24 November 2016

Puerto Rico voters scarce amid U.S. takeover of territory's economy


SAN JUAN, Puerto Rico -- As the world anxiously observed the US elections, Puerto Rico, a US territory, also held its general election on Tuesday, November 8. And in a place that prides itself for historically having very high voting participation, turnout in these elections reached a new low.
Image by Kike Estrada and taken from
 planetakike.com. Used with permission
The illustration reads: “Don't forget to vote,” but uses a play on words. Normally, “to vote” would be written with a “v,” but in this case the artist wrote it using a “b,” which changes the meaning to “to throw out [the garbage].” The red and blue represent the colors of the two largest political parties in Puerto Rico, red for the Popular Democratic Party (PDP) and blue for the New Progressive Party (NPP).

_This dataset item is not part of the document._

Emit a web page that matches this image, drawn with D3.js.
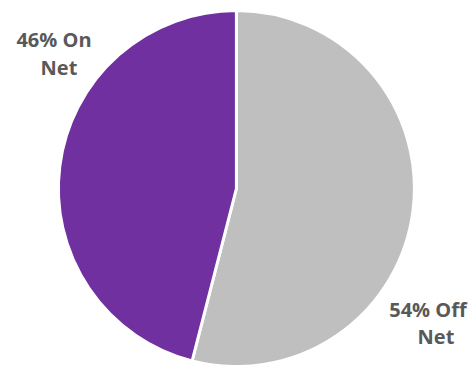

While the pro-statehood New Progressive Party (PNP in Spanish) is celebrating that its candidate, Ricardo Rosselló Nevares, was elected governor and that they achieved a majority in the Legislature, the fact remains that voter participation for these elections reached only 55.09%, according to the official numbers of the State Electoral Commission (Comisión Estatal de Elecciones, or CEE, in Spanish). This number is extremely low, considering that Puerto Rico traditionally has had a turnout of well over 75%. This year's numbers represent a huge drop from 78.19% in the 2012 election.

Another point of interest is the fact that Ricardo Rosselló won the election with only 655,626 votes, or 41.76%. This is the number that is usually used when discussing by how much a candidate won an election. Bear in mind that Puerto Rico has a population of roughly 3.5 million, of which approximately 2.9 million were registered to vote. This means that the governor was elected only by a little over 22% of registered voters, or roughly 19% of the population. This is the first time that a candidate for governor has been elected to office with such low numbers.